Karachi: The Karachi Tax Bar Association (KTBA) has urged the government to eliminate the tax levied on surplus funds held by Non-Profit Organizations (NPOs) in the forthcoming Federal Budget for the fiscal year 2025–26. The association submitted its official budget proposals to the Federal Board of Revenue (FBR), emphasizing the critical role of charitable and welfare institutions in serving the public and the need for government support.
The Issue: Taxing NPO Savings
At the heart of the KTBA’s proposal is Section 100C of the Income Tax Ordinance, 2001, which pertains to the taxation framework for NPOs.
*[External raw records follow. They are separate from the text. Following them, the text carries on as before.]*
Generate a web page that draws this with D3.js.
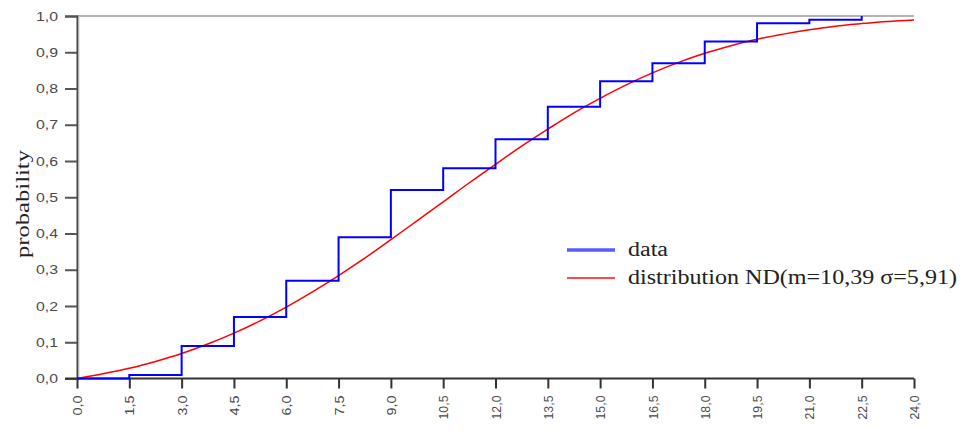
<!DOCTYPE html>
<html>
<head>
<meta charset="utf-8">
<script src="https://cdn.jsdelivr.net/npm/d3@7"></script>
<style>
  html, body { margin: 0; padding: 0; background: #fff; }
  svg { display: block; }
</style>
</head>
<body>
<svg id="chart" width="963" height="435"></svg>
<script>
// ---- data ----
const xTicks = [0, 1.5, 3, 4.5, 6, 7.5, 9, 10.5, 12, 13.5, 15, 16.5, 18, 19.5, 21, 22.5, 24];
const yTicks = [0, 0.1, 0.2, 0.3, 0.4, 0.5, 0.6, 0.7, 0.8, 0.9, 1.0];

// empirical step function (value reached at each x)
const stepX = [0, 1.5, 3, 4.5, 6, 7.5, 9, 10.5, 12, 13.5, 15, 16.5, 18, 19.5, 21, 22.5];
const stepY = [0, 0.01, 0.09, 0.17, 0.27, 0.39, 0.52, 0.58, 0.66, 0.75, 0.82, 0.87, 0.93, 0.98, 0.99, 1.0];

// fitted distribution curve, read at half-tick spacing
const curveX = [0, 0.75, 1.5, 2.25, 3, 3.75, 4.5, 5.25, 6, 6.75, 7.5, 8.25, 9, 9.75, 10.5, 11.25, 12,
                12.75, 13.5, 14.25, 15, 15.75, 16.5, 17.25, 18, 18.75, 19.5, 20.25, 21, 21.75, 22.5, 23.25, 24];
const curveY = [0, 0.013, 0.028, 0.047, 0.069, 0.095, 0.125, 0.159, 0.197, 0.239, 0.284, 0.332, 0.383,
                0.435, 0.487, 0.540, 0.591, 0.641, 0.688, 0.733, 0.773, 0.810, 0.843, 0.872, 0.897,
                0.918, 0.936, 0.950, 0.962, 0.972, 0.979, 0.985, 0.989];

const legendLabels = ["data", "distribution ND(m=10,39 σ=5,91)"];
const yTitle = "probability";

const fmt = v => d3.format(".1f")(v).replace(".", ",");

// ---- drawing ----
const svg = d3.select("#chart");
const x = d3.scaleLinear().domain([0, 24]).range([77, 914]);
const y = d3.scaleLinear().domain([0, 1]).range([378.5, 16]);

// top border line
svg.append("line")
  .attr("x1", x(0)).attr("x2", x(24))
  .attr("y1", y(1)).attr("y2", y(1))
  .attr("stroke", "#9a9a9a").attr("stroke-width", 1.5);

// y axis
const yAxis = svg.append("g").attr("transform", `translate(${x(0)},0)`)
  .call(d3.axisLeft(y).tickValues(yTicks).tickFormat(fmt).tickSize(12).tickPadding(7));
yAxis.select(".domain").attr("stroke", "#444").attr("stroke-width", 2);
yAxis.selectAll(".tick line").attr("stroke", "#555").attr("stroke-width", 2);
yAxis.selectAll(".tick text")
  .attr("fill", "#4a4a4a")
  .style("font-family", "'Liberation Sans', Arial, sans-serif")
  .style("font-size", "13px")
  .attr("textLength", 22).attr("lengthAdjust", "spacingAndGlyphs");
// light shadow next to y axis
svg.append("line")
  .attr("x1", x(0) + 2).attr("x2", x(0) + 2)
  .attr("y1", y(1)).attr("y2", y(0))
  .attr("stroke", "#c8c8c8").attr("stroke-width", 1);

// x axis
const xAxis = svg.append("g").attr("transform", `translate(0,${y(0)})`)
  .call(d3.axisBottom(x).tickValues(xTicks).tickFormat(fmt).tickSizeInner(10).tickSizeOuter(0));
xAxis.select(".domain").attr("stroke", "#333").attr("stroke-width", 2)
  .attr("d", `M${x(0) - 12},0H${x(24)}`);
xAxis.selectAll(".tick line").attr("stroke", "#333").attr("stroke-width", 2);
xAxis.selectAll(".tick text")
  .attr("fill", "#4a4a4a")
  .style("font-family", "'Liberation Sans', Arial, sans-serif")
  .style("font-size", "13px")
  .attr("text-anchor", "end")
  .attr("dy", "0.35em")
  .attr("transform", "translate(0,17) rotate(-90)")
  .attr("x", 0).attr("y", 0)
  .attr("textLength", d => fmt(d).length > 3 ? 24 : 20)
  .attr("lengthAdjust", "spacingAndGlyphs");

// y axis title
svg.append("text")
  .attr("transform", `translate(29,${204}) rotate(-90)`)
  .attr("text-anchor", "middle")
  .attr("fill", "#222")
  .style("font-family", "'Liberation Serif', 'Times New Roman', serif")
  .style("font-size", "19px")
  .attr("textLength", 108).attr("lengthAdjust", "spacingAndGlyphs")
  .text(yTitle);

// fitted curve
const curvePts = curveX.map((v, i) => [v, curveY[i]]);
svg.append("path")
  .datum(curvePts)
  .attr("fill", "none")
  .attr("stroke", "#ff0000")
  .attr("stroke-width", 1.5)
  .attr("d", d3.line().x(d => x(d[0])).y(d => y(d[1])).curve(d3.curveMonotoneX));

// empirical step line
const stepPts = stepX.map((v, i) => [v, stepY[i]]);
svg.append("path")
  .datum(stepPts)
  .attr("fill", "none")
  .attr("stroke", "#0000ff")
  .attr("stroke-width", 2)
  .attr("d", d3.line().x(d => x(d[0])).y(d => y(d[1])).curve(d3.curveStepAfter));

// legend
const legend = svg.append("g");
const legColors = ["#5a5aff", "#ff4a4a"];
const legWidths = [3.5, 2];
const legY = [250, 278];
legendLabels.forEach((lab, i) => {
  legend.append("line")
    .attr("x1", 567).attr("x2", 615)
    .attr("y1", legY[i]).attr("y2", legY[i])
    .attr("stroke", legColors[i]).attr("stroke-width", legWidths[i]);
  legend.append("text")
    .attr("x", 628).attr("y", legY[i] + 6)
    .attr("fill", "#222")
    .style("font-family", "'Liberation Serif', 'Times New Roman', serif")
    .style("font-size", "20px")
    .attr("textLength", i === 0 ? 40 : 329).attr("lengthAdjust", "spacingAndGlyphs")
    .text(lab);
});
</script>
</body>
</html>
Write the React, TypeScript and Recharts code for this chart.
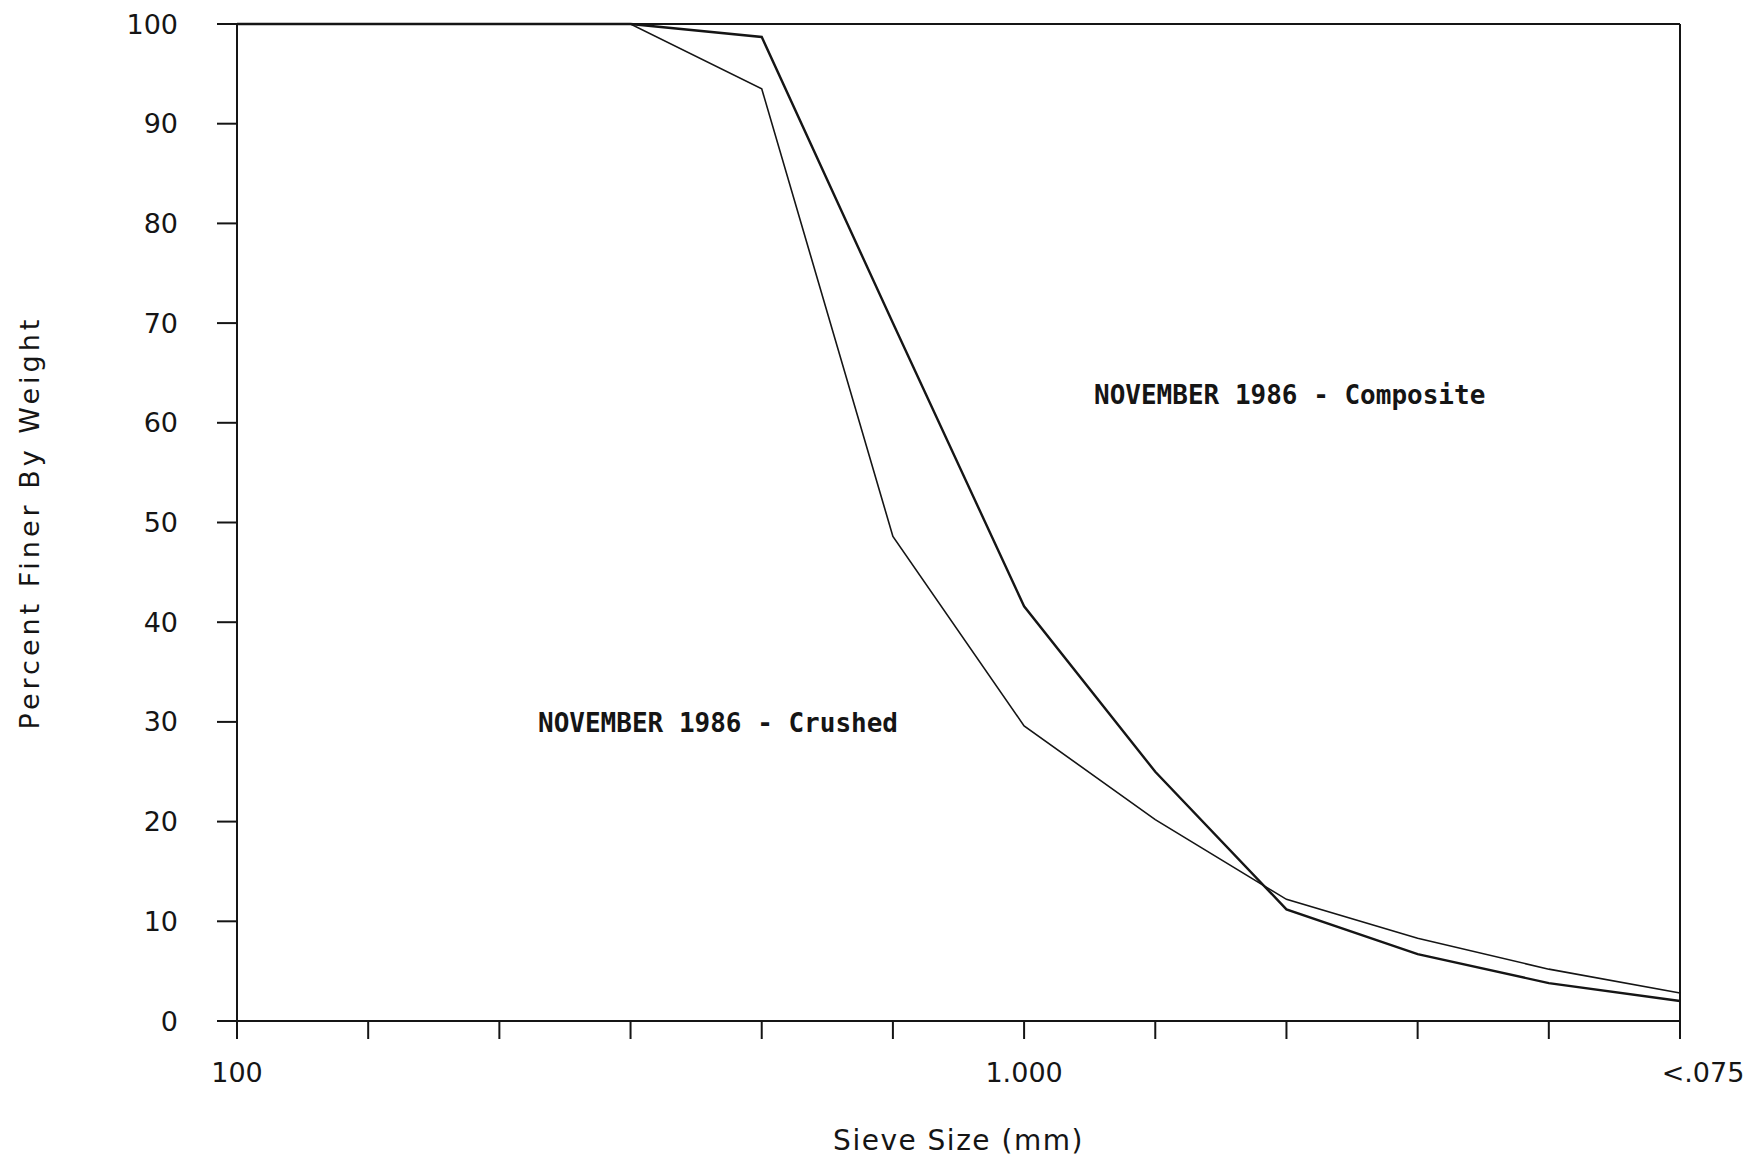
import { LineChart, Line, XAxis, YAxis, ReferenceLine } from "recharts";

// sieve openings along the bottom, coarse to fine
const sieveSizes = ["100", "50", "25", "12.5", "9.5", "4.75", "1.000", "0.600", "0.425", "0.250", "0.150", "<.075"];
const shownSieveLabels = ["100", "1.000", "<.075"];

const compositeFiner = [100, 100, 100, 100, 98.7, 70, 41.6, 25, 11.2, 6.7, 3.8, 2.0];
const crushedFiner = [100, 100, 100, 100, 93.5, 48.6, 29.6, 20.2, 12.2, 8.3, 5.2, 2.8];

const percentTicks = [0, 10, 20, 30, 40, 50, 60, 70, 80, 90, 100];

const rows = sieveSizes.map((size, i) => ({
  size,
  composite: compositeFiner[i],
  crushed: crushedFiner[i],
}));

const ink = "#151515";
const sans = "'DejaVu Sans', Verdana, sans-serif";
const mono = "'DejaVu Sans Mono', 'Liberation Mono', monospace";

function SieveTick(props: any) {
  const { x, y, payload } = props;
  const label = payload.value as string;
  if (!shownSieveLabels.includes(label)) return <g />;
  const shift = label === "<.075" ? 23 : 0;
  return (
    <text
      x={x + shift}
      y={y}
      dy="0.71em"
      textAnchor="middle"
      fontSize={27}
      fontFamily={sans}
      fill={ink}
    >
      {label}
    </text>
  );
}

const noteStyle: React.CSSProperties = {
  position: "absolute",
  fontFamily: mono,
  fontWeight: "bold",
  fontSize: 26,
  lineHeight: "30px",
  color: ink,
  whiteSpace: "nowrap",
};

export default function App() {
  return (
    <div style={{ position: "fixed", left: 0, top: 0, width: 1758, height: 1158, background: "#fff" }}>
      <LineChart
        width={1758}
        height={1158}
        data={rows}
        margin={{ top: 24, right: 78, bottom: 0, left: 0 }}
      >
        <XAxis
          dataKey="size"
          interval={0}
          height={137}
          tickSize={18}
          tickMargin={24}
          tick={<SieveTick />}
          axisLine={{ stroke: ink, strokeWidth: 2 }}
          tickLine={{ stroke: ink, strokeWidth: 2 }}
          label={{
            value: "Sieve Size (mm)",
            position: "insideBottom",
            offset: 8,
            style: { fontSize: 28, fontFamily: sans, fill: ink, letterSpacing: 1.5 },
          }}
        />
        <YAxis
          domain={[0, 100]}
          ticks={percentTicks}
          width={237}
          tickSize={20}
          tickMargin={39}
          axisLine={{ stroke: ink, strokeWidth: 2 }}
          tickLine={{ stroke: ink, strokeWidth: 2 }}
          tick={{ fontSize: 27, fontFamily: sans, fill: ink }}
          label={{
            value: "Percent Finer By Weight",
            angle: -90,
            position: "insideLeft",
            offset: 29,
            style: { textAnchor: "middle", fontSize: 27, fontFamily: sans, fill: ink, letterSpacing: 4 },
          }}
        />
        <ReferenceLine y={100} stroke={ink} strokeWidth={2} />
        <ReferenceLine x="<.075" stroke={ink} strokeWidth={2} />
        <Line
          type="linear"
          dataKey="crushed"
          stroke={ink}
          strokeWidth={1.6}
          dot={false}
          isAnimationActive={false}
        />
        <Line
          type="linear"
          dataKey="composite"
          stroke={ink}
          strokeWidth={2.4}
          dot={false}
          isAnimationActive={false}
        />
      </LineChart>
      <div style={{ ...noteStyle, left: 1094, top: 380 }}>NOVEMBER 1986 - Composite</div>
      <div style={{ ...noteStyle, left: 538, top: 708 }}>NOVEMBER 1986 - Crushed</div>
    </div>
  );
}
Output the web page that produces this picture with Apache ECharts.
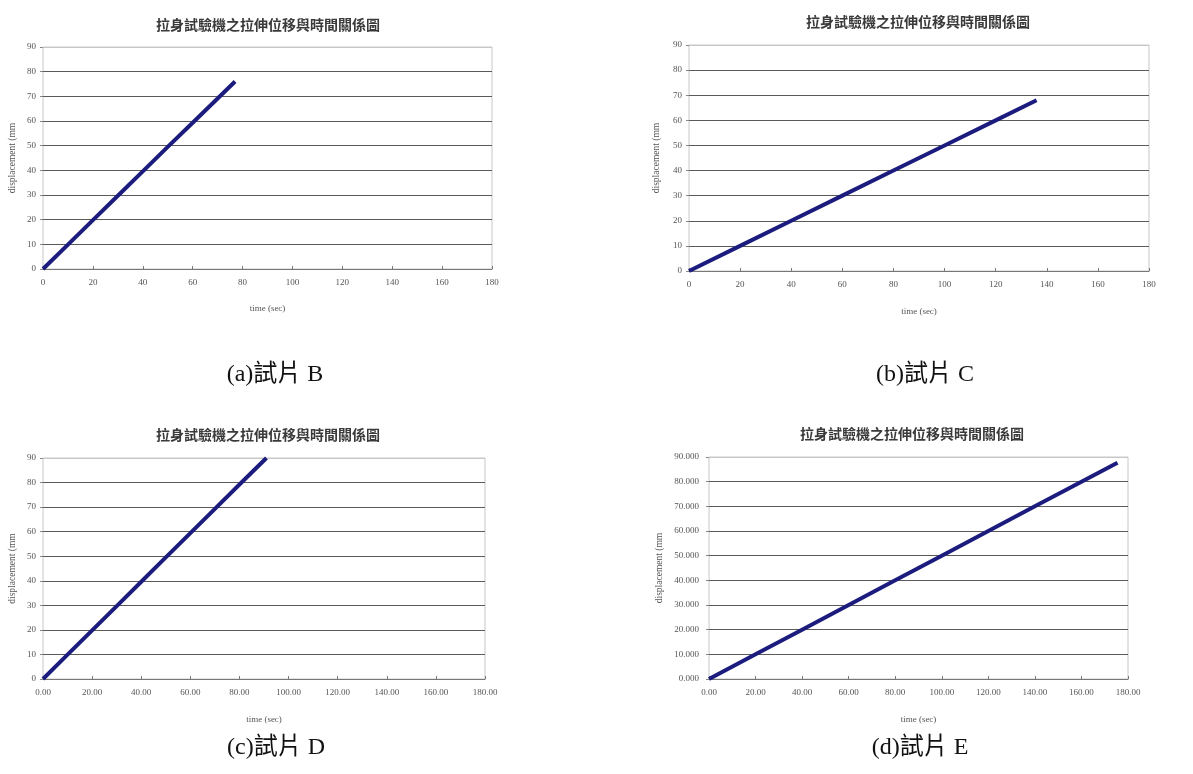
<!DOCTYPE html>
<html><head><meta charset="utf-8">
<script src="https://cdn.jsdelivr.net/npm/echarts@6/dist/echarts.min.js"></script>
<style>html,body{margin:0;padding:0;background:#fff}#c{width:1193px;height:774px}</style>
</head><body><div id="c"></div>
<script>
// ---- data ----
const chartTitle = '拉身試驗機之拉伸位移與時間關係圖';
const captions = ['(a)試片 B', '(b)試片 C', '(c)試片 D', '(d)試片 E'];
const xName = 'time (sec)';
const yName = 'displacement (mm';
const seriesB = [[0,0],[10,9.9],[20,19.8],[30,29.7],[40,39.6],[50,49.5],[60,59.3],[70,69.1],[77,76]];
const seriesC = [[0,0],[20,10],[40,20],[60,30],[80,40],[100,50],[120,60],[136,68]];
const seriesD = [[0,0],[10,9.9],[20,19.8],[30,29.7],[40,39.6],[50,49.5],[60,59.4],[70,69.3],[80,79.2],[91,90]];
const seriesE = [[0,0],[20,10],[40,20],[60,30],[80,40],[100,50],[120,60],[140,70],[160,80],[175.5,87.7]];
const xTicks = [0,20,40,60,80,100,120,140,160,180];
const yTicks = [0,10,20,30,40,50,60,70,80,90];
const xDecimals = [0, 0, 2, 2];
const yDecimals = [0, 0, 0, 3];

const grids = [
  {left:43, top:47, width:449, height:222},
  {left:689, top:45, width:460, height:226},
  {left:43, top:458, width:442, height:221},
  {left:709, top:457, width:419, height:222}
];
const titlePos = [[263,21],[913,18],[263,431],[907,430]];
const captionPos = [[270,372],[920,372],[271,745],[915,745]];
const yNameGap = [26, 28, 26, 45];
const yLabelMargin = [7, 7, 7, 10];
const xNameGap = [35, 36, 36, 36];
const allSeries = [seriesB, seriesC, seriesD, seriesE];

const labelFont = {fontFamily:'Liberation Serif', fontSize:9, color:'#555'};
const splitColors = yTicks.map((v,i)=> i===yTicks.length-1 ? '#c8c8c8' : '#5a5a5a');

const option = {
  backgroundColor:'#fff',
  animation:false,
  title: titlePos.map(p=>({
    text: chartTitle, left:p[0], top:p[1]-8, textAlign:'center',
    textStyle:{fontFamily:'Noto Sans CJK TC', fontSize:14, fontWeight:'bold', color:'#3a3a3a'}
  })).concat(captionPos.map((p,i)=>({
    text: captions[i], left:p[0], top:p[1]-14, textAlign:'center',
    textStyle:{fontFamily:'Liberation Serif, Noto Sans CJK TC', fontSize:24, fontWeight:'normal', color:'#111'}
  }))),
  grid: grids.map(g=>Object.assign({show:true, borderColor:'#c8c8c8', borderWidth:1, backgroundColor:'#fff'}, g)),
  xAxis: grids.map((g,i)=>({
    type:'value', gridIndex:i, min:xTicks[0], max:xTicks[xTicks.length-1], interval:20,
    name:xName, nameLocation:'middle', nameGap:xNameGap[i],
    nameTextStyle:{fontFamily:'Liberation Serif', fontSize:9, color:'#555'},
    axisLine:{show:true, lineStyle:{color:'#777', width:1}},
    axisTick:{show:true, inside:true, length:3, lineStyle:{color:'#777'}},
    axisLabel:Object.assign({margin:9, formatter:v=>v.toFixed(xDecimals[i])}, labelFont),
    splitLine:{show:false}
  })),
  yAxis: grids.map((g,i)=>({
    type:'value', gridIndex:i, min:yTicks[0], max:yTicks[yTicks.length-1], interval:10,
    name:yName, nameLocation:'middle', nameGap:yNameGap[i], nameRotate:90,
    nameTextStyle:{fontFamily:'Liberation Serif', fontSize:9.5, color:'#555'},
    axisLine:{show:false},
    axisTick:{show:true, inside:false, length:3, lineStyle:{color:'#888'}},
    axisLabel:Object.assign({margin:yLabelMargin[i], formatter:v=>v.toFixed(yDecimals[i])}, labelFont),
    splitLine:{show:true, lineStyle:{color:splitColors, width:1.2}}
  })),
  series: allSeries.map((d,i)=>({
    type:'line', xAxisIndex:i, yAxisIndex:i, data:d, showSymbol:false, symbol:'none',
    lineStyle:{color:'#1c1c7e', width:4}, z:5
  }))
};
echarts.init(document.getElementById('c')).setOption(option);
</script></body></html>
The association specifically highlighted Sub-section (5) of this section, which mandates a 10% tax on the surplus funds retained by an NPO at the conclusion of a financial year.
The KTBA argues that this particular tax provision imposes significant financial pressure on NPOs. Many of these organizations are responsible for operating vital public services, including hospitals, schools, and various other welfare projects. Such institutions often need to accumulate funds over several years to finance substantial capital expenditures necessary for their operations, such as constructing buildings, developing infrastructure, or purchasing expensive medical and educational equipment. Long-term financial planning and saving are crucial for the sustainability and growth of these services.
Burden on Welfare Projects
A spokesperson for the KTBA stated, “NPOs must retain funds for ongoing and future welfare projects.” The association stressed that taxing these accumulated surplus amounts actively discourages saving and strategic long-term planning, potentially forcing NPOs to reduce the scope or quality of their service delivery to avoid the tax penalty.
The KTBA further pointed out that the existing Income Tax Ordinance does not contain any provisions that restrict NPOs from utilizing their retained surplus funds for welfare objectives in subsequent years. This absence of restriction, the association contends, makes the 10% tax under Sub-section (5) appear inconsistent with the overall policy objective of encouraging and facilitating charitable activities across the country.
KTBA’s Proposal for Abolition
To address this perceived inconsistency and financial burden, the KTBA has formally proposed the complete repeal of Sub-section (5) of Section 100C. They believe that removing this tax would allow NPOs to retain their surplus funds without penalty, thereby directly strengthening their financial health and enabling them to undertake essential long-term planning for future welfare initiatives.
By abolishing this tax, the KTBA suggests the government would send a clear and positive message of support to the multitude of NPOs working tirelessly throughout Pakistan, benefiting countless citizens through their vital public services. The proposal awaits consideration by the FBR during the budget finalization process.